HOCbl modulates eNOS/iNOS, COX-2, HMGB1 gene expression in lung and liver at 24 h subsequent to LPS-induced endotoxaemia. Mice (n = 5) were treated with HOCbl (0.2 mg/kg i.p low dose regimen (Table 1)) and compared to LPS 0.1 mg/kg (given i.p. at time 0 h). Organs (lung and liver) were harvested at 24 h after LPS and gene expression was quantified in tissue extracts by real-time PCR, using GAPDH and RPL32 as internal standards, and PBS-injected group set as 1. ((a), (b)) eNOS mRNA data; ((c), (d)) iNOS mRNA data; ((e), (f)) COX-2 mRNA data; ((g), (h)) HMGB1 mRNA data. Values are a mean ± SEM of triplicate observations. *P < 0.05 versus vehicle (PBS-treated) control; ⁺ P < 0.05 versus LPS group.

Figure 10

Hypothetical scheme showing how cobalamins may modulate the NOS/^•NO species, both indirectly and directly, with downstream effects, during the course of the immune response. Immune challenge upregulates—via the AP-1/Ras signalling pathway—the circulating Cbl carrier proteins, haptocorrins, /HC-TCI & III (which, when desialylated, are taken up by the hepatic Ashwell receptor, thus transporting more MeCbl to the liver for increased synthesis of acute phase proteins). At the same time, the Cbl tissue carrier proteins, the transcobalamins, /TCII are also upregulated, as a result of crosstalk between the transcription factors, NF-κB and Sp-1, the TCII promoter.
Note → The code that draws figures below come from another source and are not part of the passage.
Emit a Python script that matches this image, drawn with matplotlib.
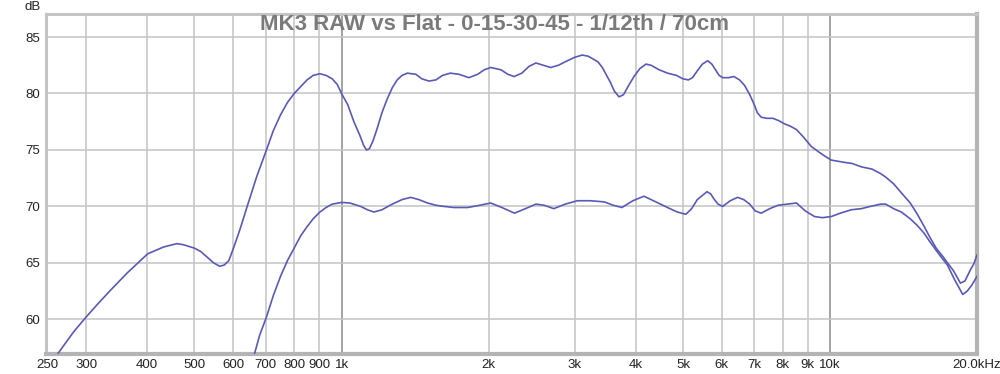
import matplotlib
matplotlib.use("Agg")
import matplotlib.pyplot as plt
from matplotlib.ticker import FixedLocator, FixedFormatter, NullLocator

# frequency response (Hz, dB)
raw_freq = [263, 283, 300, 316, 337, 364, 401, 432, 460, 475, 500, 515, 531, 547, 563,
            575, 588, 602, 620, 641, 670, 702, 725, 750, 775, 800, 850, 875, 903, 930,
            957, 980, 1000, 1030, 1060, 1090, 1110, 1125, 1140, 1160, 1183, 1210, 1240,
            1270, 1300, 1330, 1364, 1420, 1460, 1510, 1560, 1610, 1670, 1740, 1823,
            1900, 1960, 2020, 2120, 2190, 2256, 2340, 2420, 2500, 2590, 2680, 2780,
            2900, 3000, 3110, 3200, 3290, 3350, 3420, 3480, 3550, 3620, 3700, 3780,
            3870, 3970, 4080, 4200, 4300, 4470, 4650, 4850, 5000, 5130, 5230, 5350,
            5480, 5620, 5730, 5850, 5930, 6030, 6200, 6360, 6530, 6690, 6850, 7000,
            7100, 7230, 7420, 7640, 7850, 8080, 8300, 8540, 8800, 9160, 9500, 9800,
            10060, 10700, 11100, 11600, 12200, 12700, 13000, 13500, 14000, 14600,
            15100, 15600, 16000, 16500, 17000, 17400, 17900, 18500, 18900, 19400,
            19700, 20000]
raw_db = [57.0, 58.9, 60.2, 61.3, 62.6, 64.1, 65.8, 66.4, 66.7, 66.6, 66.3, 66.0, 65.5,
          65.0, 64.7, 64.8, 65.2, 66.4, 68.0, 70.0, 72.6, 75.0, 76.7, 78.1, 79.2,
          80.0, 81.2, 81.6, 81.75, 81.6, 81.3, 80.8, 80.0, 79.0, 77.5, 76.3, 75.4,
          75.0, 75.1, 75.8, 76.9, 78.3, 79.5, 80.5, 81.2, 81.6, 81.8, 81.7, 81.3,
          81.1, 81.2, 81.6, 81.8, 81.7, 81.4, 81.7, 82.1, 82.3, 82.1, 81.7, 81.5,
          81.8, 82.4, 82.7, 82.5, 82.3, 82.5, 82.9, 83.2, 83.4, 83.3, 83.0, 82.8,
          82.3, 81.7, 81.0, 80.2, 79.7, 79.9, 80.7, 81.5, 82.2, 82.6, 82.5, 82.1,
          81.8, 81.6, 81.3, 81.2, 81.4, 82.0, 82.6, 82.9, 82.6, 82.0, 81.6, 81.4,
          81.4, 81.5, 81.2, 80.7, 79.9, 79.0, 78.3, 77.9, 77.8, 77.8, 77.6, 77.3,
          77.1, 76.8, 76.2, 75.3, 74.8, 74.4, 74.1, 73.9, 73.8, 73.5, 73.3, 72.9,
          72.6, 72.0, 71.2, 70.3, 69.3, 68.2, 67.3, 66.3, 65.6, 65.0, 64.3, 63.2,
          63.4, 64.4, 64.9, 65.7]

flat_freq = [664, 680, 702, 725, 750, 775, 802, 825, 850, 875, 903, 930, 957, 1000,
             1040, 1094, 1130, 1165, 1210, 1270, 1330, 1385, 1440, 1500, 1560, 1620,
             1700, 1810, 1920, 2020, 2130, 2260, 2380, 2500, 2600, 2720, 2870, 3040,
             3230, 3450, 3600, 3750, 3950, 4160, 4400, 4650, 4870, 5070, 5210, 5350,
             5600, 5700, 5800, 5900, 6030, 6250, 6470, 6660, 6850, 7030, 7230, 7530,
             7830, 8180, 8540, 8900, 9300, 9650, 10060, 10500, 11060, 11600, 12100,
             12700, 13000, 13500, 14000, 14600, 15100, 15600, 16000, 16500, 16900,
             17400, 18000, 18700, 19100, 19500, 20000]
flat_db = [57.0, 58.6, 60.2, 62.1, 63.8, 65.2, 66.4, 67.4, 68.2, 68.9, 69.5, 69.9, 70.2,
           70.35, 70.3, 70.0, 69.7, 69.5, 69.7, 70.2, 70.6, 70.8, 70.6, 70.3, 70.1,
           70.0, 69.9, 69.9, 70.1, 70.3, 69.9, 69.4, 69.8, 70.2, 70.1, 69.8, 70.2,
           70.5, 70.5, 70.4, 70.1, 69.9, 70.5, 70.9, 70.4, 69.9, 69.5, 69.3, 69.8,
           70.6, 71.3, 71.1, 70.6, 70.2, 70.0, 70.5, 70.8, 70.6, 70.2, 69.6, 69.4,
           69.8, 70.1, 70.2, 70.3, 69.6, 69.1, 69.0, 69.1, 69.4, 69.7, 69.8, 70.0,
           70.2, 70.2, 69.8, 69.5, 68.9, 68.3, 67.6, 66.9, 66.1, 65.5, 64.8, 63.5,
           62.2, 62.5, 63.0, 63.8]

xticks = [250, 300, 400, 500, 600, 700, 800, 900, 1000, 2000, 3000, 4000, 5000,
          6000, 7000, 8000, 9000, 10000, 20000]
xlabels = ["250", "300", "400", "500", "600", "700", "800", "900", "1k", "2k", "3k",
           "4k", "5k", "6k", "7k", "8k", "9k", "10k", "20.0kHz"]
yticks = [60, 65, 70, 75, 80, 85]

line_col = "#5a5ab4"
plt.rcParams["font.family"] = ["Liberation Sans", "DejaVu Sans"]

fig = plt.figure(figsize=(10, 3.74), dpi=100)
ax = fig.add_axes([0.046, 0.0548, 0.931, 0.9078])

ax.set_xscale("log")
ax.set_xlim(248.3, 20000)
ax.set_ylim(56.97, 87.04)

# grid: light lines, darker at the decades
for f in xticks[1:-1]:
    if f in (1000, 10000):
        ax.axvline(f, color="#8a8a8a", lw=1.1, zorder=1)
    else:
        ax.axvline(f, color="#c4c4c4", lw=1.1, zorder=1)
for d in yticks:
    ax.axhline(d, color="#c4c4c4", lw=1.1, zorder=1)

ax.plot(raw_freq, raw_db, color=line_col, lw=1.2, zorder=3)
ax.plot(flat_freq, flat_db, color=line_col, lw=1.2, zorder=3)

ax.xaxis.set_major_locator(FixedLocator(xticks))
ax.xaxis.set_major_formatter(FixedFormatter(xlabels))
ax.xaxis.set_minor_locator(NullLocator())
ax.set_yticks(yticks)
ax.set_yticklabels([str(v) for v in yticks])
ax.tick_params(axis="both", length=0, labelsize=9.5, colors="#222222")
ax.tick_params(axis="x", pad=4)
ax.tick_params(axis="y", pad=4)

for side in ("top", "left"):
    ax.spines[side].set_color("#c4c4c4")
    ax.spines[side].set_linewidth(2.2)
for side in ("right", "bottom"):
    ax.spines[side].set_color("#b4b4b4")
    ax.spines[side].set_linewidth(3.0)

fig.text(0.033, 1 - 7 / 374, "dB", ha="center", va="center", fontsize=9.5, color="#222222")
fig.text(0.495, 1 - 24 / 374, "MK3 RAW vs Flat - 0-15-30-45 - 1/12th / 70cm",
         ha="center", va="center", fontsize=16, fontweight="bold", color="#7a7a7a",
         family=["Liberation Sans Narrow", "Liberation Sans", "DejaVu Sans"], zorder=5)

fig.savefig("out.png", dpi=100)
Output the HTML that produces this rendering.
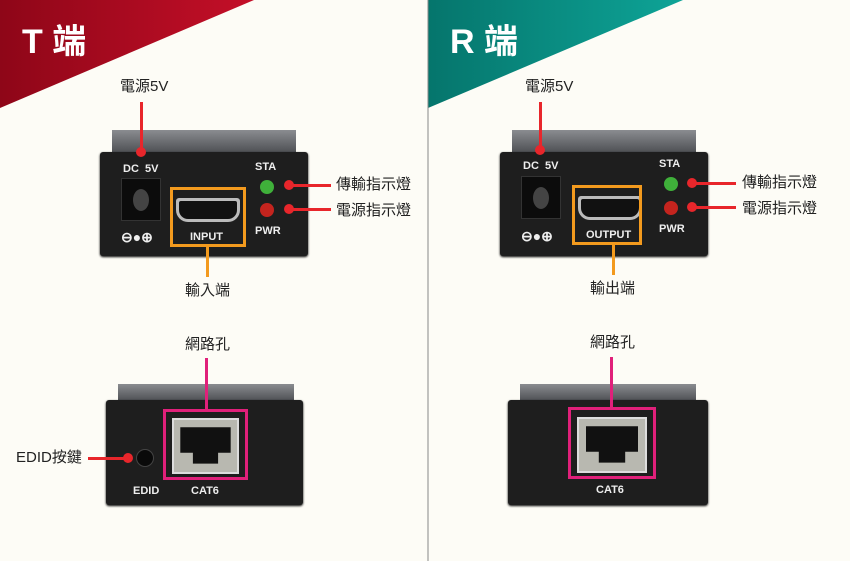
<!DOCTYPE html><html><head><meta charset="utf-8"><style>
*{margin:0;padding:0;box-sizing:border-box}
body{width:850px;height:561px;background:#fdfcf6;position:relative;overflow:hidden;font-family:"Liberation Sans","Noto Sans CJK TC",sans-serif}
.a{position:absolute}
.t{position:absolute;font-size:15px;color:#222;white-space:nowrap;line-height:18px}
.dev{position:absolute;background:#1e1e1e;border-radius:3px;box-shadow:0 1px 2px #000}
.top{position:absolute;background:linear-gradient(#8a8c90,#4a4c50)}
.w{position:absolute;color:#eee;font-weight:bold;font-size:11px;white-space:nowrap;font-family:"Liberation Sans",sans-serif}
.dot{position:absolute;width:10px;height:10px;border-radius:50%;background:#e8262b}
.rl{position:absolute;background:#e8262b}
.ob{position:absolute;border:3px solid #f39a1e}
.pb{position:absolute;border:3px solid #e0207a}
.rj{position:absolute;background:#b8b8b0;border:2px solid #ddd}
.rj i{position:absolute;left:10%;top:14%;width:80%;height:70%;background:#111;clip-path:polygon(0 0,100% 0,100% 70%,75% 70%,75% 100%,25% 100%,25% 70%,0 70%)}
</style></head><body>
<svg class="a" style="left:0;top:0" width="850" height="561">
<defs><linearGradient id="r" x1="0" x2="1"><stop offset="0" stop-color="#8e0618"/><stop offset="1" stop-color="#c40f28"/></linearGradient>
<linearGradient id="g" x1="0" x2="1"><stop offset="0" stop-color="#05756c"/><stop offset="1" stop-color="#0ea497"/></linearGradient></defs>
<polygon points="0,0 254,0 0,108" fill="url(#r)"/>
<polygon points="428,0 683,0 428,108" fill="url(#g)"/>
<line x1="428" y1="0" x2="428" y2="561" stroke="#888" stroke-width="1"/>
</svg>
<div class="a" style="left:22px;top:22px;color:#fff;font-weight:bold;font-size:34px;line-height:40px">T 端</div>
<div class="a" style="left:450px;top:22px;color:#fff;font-weight:bold;font-size:34px;line-height:40px">R 端</div>

<!-- T top device -->
<div class="top" style="left:112px;top:130px;width:184px;height:24px"></div>
<div class="dev" style="left:100px;top:152px;width:208px;height:104px"></div>
<div class="w" style="left:123px;top:163px">DC&nbsp;&nbsp;5V</div>
<div class="a" style="left:121px;top:178px;width:40px;height:43px;background:#0c0c0c;border:1px solid #333"></div>
<div class="a" style="left:133px;top:189px;width:16px;height:22px;border-radius:50%;background:#444"></div>
<div class="w" style="left:121px;top:229px;font-size:14px">⊖●⊕</div>
<div class="a" style="left:176px;top:198px;width:64px;height:24px;background:#bbb;border-radius:3px 3px 12px 12px"></div>
<div class="a" style="left:179px;top:201px;width:58px;height:18px;background:#111;border-radius:2px 2px 9px 9px"></div>
<div class="w" style="left:190px;top:231px">INPUT</div>
<div class="w" style="left:255px;top:161px">STA</div>
<div class="w" style="left:255px;top:225px">PWR</div>
<div class="a" style="left:260px;top:180px;width:14px;height:14px;border-radius:50%;background:#3fb03a"></div>
<div class="a" style="left:260px;top:203px;width:14px;height:14px;border-radius:50%;background:#c4241e"></div>
<div class="ob" style="left:170px;top:187px;width:76px;height:60px"></div>
<div class="a" style="left:206px;top:247px;width:3px;height:30px;background:#f39a1e"></div>
<div class="t" style="left:185px;top:282px">輸入端</div>
<div class="t" style="left:120px;top:78px">電源5V</div>
<div class="rl" style="left:140px;top:102px;width:3px;height:50px"></div><div class="dot" style="left:136px;top:147px"></div>
<div class="dot" style="left:284px;top:180px"></div><div class="rl" style="left:289px;top:184px;width:42px;height:3px"></div>
<div class="dot" style="left:284px;top:204px"></div><div class="rl" style="left:289px;top:208px;width:42px;height:3px"></div>
<div class="t" style="left:336px;top:176px">傳輸指示燈</div>
<div class="t" style="left:336px;top:202px">電源指示燈</div>

<!-- R top device -->
<div class="top" style="left:512px;top:130px;width:184px;height:24px"></div>
<div class="dev" style="left:500px;top:152px;width:208px;height:104px"></div>
<div class="w" style="left:523px;top:160px">DC&nbsp;&nbsp;5V</div>
<div class="a" style="left:521px;top:176px;width:40px;height:43px;background:#0c0c0c;border:1px solid #333"></div>
<div class="a" style="left:533px;top:187px;width:16px;height:22px;border-radius:50%;background:#444"></div>
<div class="w" style="left:521px;top:228px;font-size:14px">⊖●⊕</div>
<div class="a" style="left:578px;top:196px;width:64px;height:24px;background:#bbb;border-radius:3px 3px 12px 12px"></div>
<div class="a" style="left:581px;top:199px;width:58px;height:18px;background:#111;border-radius:2px 2px 9px 9px"></div>
<div class="w" style="left:586px;top:229px">OUTPUT</div>
<div class="w" style="left:659px;top:158px">STA</div>
<div class="w" style="left:659px;top:223px">PWR</div>
<div class="a" style="left:664px;top:177px;width:14px;height:14px;border-radius:50%;background:#3fb03a"></div>
<div class="a" style="left:664px;top:201px;width:14px;height:14px;border-radius:50%;background:#c4241e"></div>
<div class="ob" style="left:572px;top:185px;width:70px;height:60px"></div>
<div class="a" style="left:612px;top:245px;width:3px;height:30px;background:#f39a1e"></div>
<div class="t" style="left:590px;top:280px">輸出端</div>
<div class="t" style="left:525px;top:78px">電源5V</div>
<div class="rl" style="left:539px;top:102px;width:3px;height:48px"></div><div class="dot" style="left:535px;top:145px"></div>
<div class="dot" style="left:687px;top:178px"></div><div class="rl" style="left:692px;top:182px;width:44px;height:3px"></div>
<div class="dot" style="left:687px;top:202px"></div><div class="rl" style="left:692px;top:206px;width:44px;height:3px"></div>
<div class="t" style="left:742px;top:174px">傳輸指示燈</div>
<div class="t" style="left:742px;top:200px">電源指示燈</div>

<!-- T bottom -->
<div class="top" style="left:118px;top:384px;width:176px;height:18px"></div>
<div class="dev" style="left:106px;top:400px;width:197px;height:105px"></div>
<div class="rj" style="left:172px;top:418px;width:67px;height:56px"><i></i></div>
<div class="pb" style="left:163px;top:409px;width:85px;height:71px"></div>
<div class="w" style="left:191px;top:485px">CAT6</div>
<div class="w" style="left:133px;top:485px">EDID</div>
<div class="a" style="left:136px;top:449px;width:18px;height:18px;border-radius:50%;background:#0a0a0a;border:1px solid #444"></div>
<div class="dot" style="left:123px;top:453px"></div><div class="rl" style="left:88px;top:457px;width:38px;height:3px"></div>
<div class="t" style="left:16px;top:449px">EDID按鍵</div>
<div class="a" style="left:205px;top:358px;width:3px;height:51px;background:#e0207a"></div>
<div class="t" style="left:185px;top:336px">網路孔</div>

<!-- R bottom -->
<div class="top" style="left:520px;top:384px;width:176px;height:18px"></div>
<div class="dev" style="left:508px;top:400px;width:200px;height:105px"></div>
<div class="rj" style="left:577px;top:417px;width:70px;height:56px"><i></i></div>
<div class="pb" style="left:568px;top:407px;width:88px;height:72px"></div>
<div class="w" style="left:596px;top:484px">CAT6</div>
<div class="a" style="left:610px;top:357px;width:3px;height:51px;background:#e0207a"></div>
<div class="t" style="left:590px;top:334px">網路孔</div>
</body></html>
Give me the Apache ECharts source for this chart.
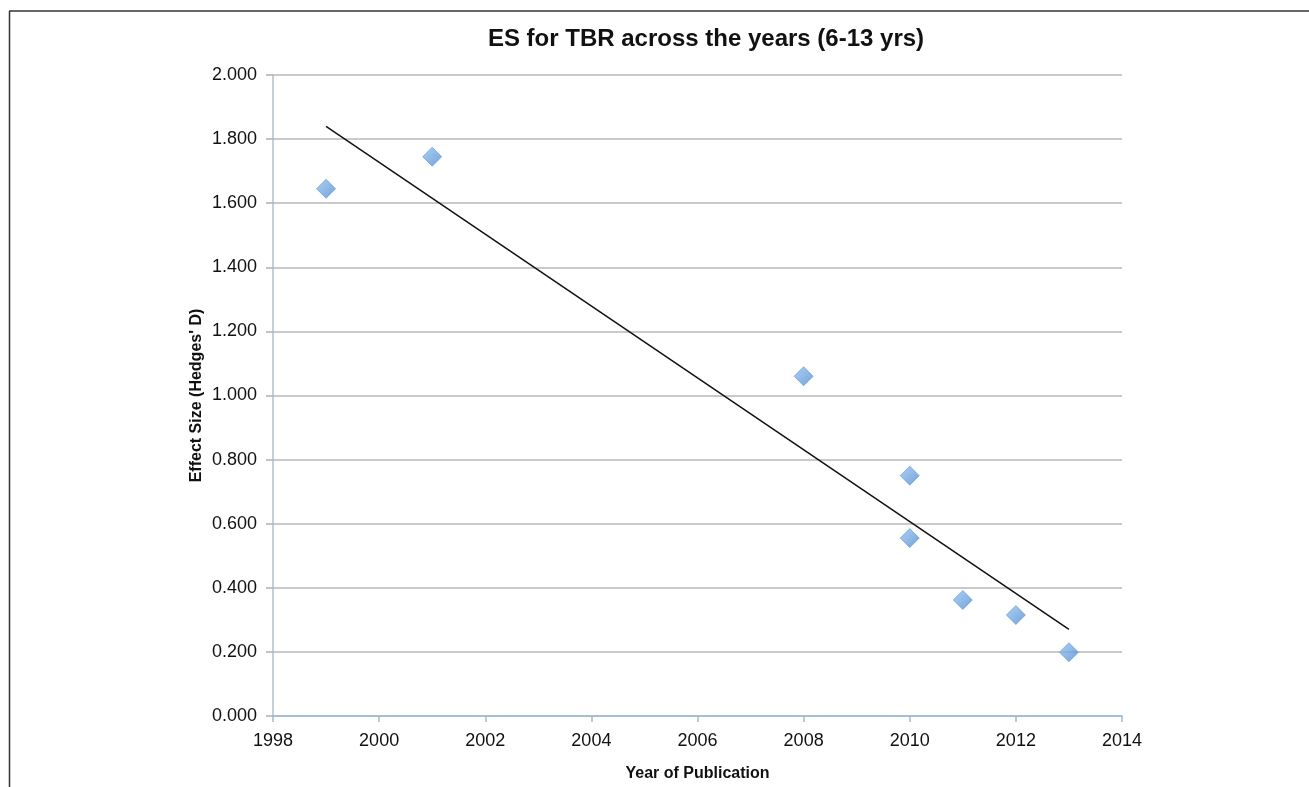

The increased supply of intracellular Cbl is partly converted to the active cofactors, AdoCbl and MeCbl, in a high AdoCbl to low MeCbl ratio. When methionine synthase/MS, along with SAM synthesis, is initially decreased by LPS challenge in activated monocytes/macrophages, methylmalonyl CoA mutase/MU activity takes precedence [91], triggering increased expression of TCII cell receptors. Part of the consequent extra AdoCbl synthesised may then be directed towards NOS catalysis. A combined proportional increase in activity of MU and, later, MS ensures that all the necessary components for NOS synthesis/assembly, substrates and cofactors, are in plentiful supply. This prevents excess generation of ROS and RNIS during NOS catalysis. These are further decreased because part of the ^•NO produced may combine with GSH, or other thiols, to form the more beneficial, antioxidant S-nitrosothiols/S-NOS. ^•NO is then released, as needed, in targeted amounts, by the action of GSH-dependent GSNO reductase and/or possibly by interaction with HOCbl, yielding GSCbl and ^•NO. Increasing levels of GSNO/^•NO rapidly downregulate IL-1β, COX-2, TNF-α, HMGB1 expression, and, at the conclusion of the second, anti-inflammatory phase of the immune response also inhibit iNOS, NF-κB, and down-regulate MU, MS, and CBS. The lower right part of the scheme shows a possible direct catalytic regulation of iNOS by AdoCbl's lower axial ligand base, the dimethylbenzimidazole (DMBI), and the adenosyl radical, generated after NOS enzyme-induced homolysis of the Co-C bond, which would reduce formation of RNIS/ROS, increase the ratio of ^•NO/GSNO to ONOO- and related species, and make NOS catalysis more productive, thereby lessening the duration of iNOS activity and ensuring the beneficial effects of ^•NO predominate (see [43]).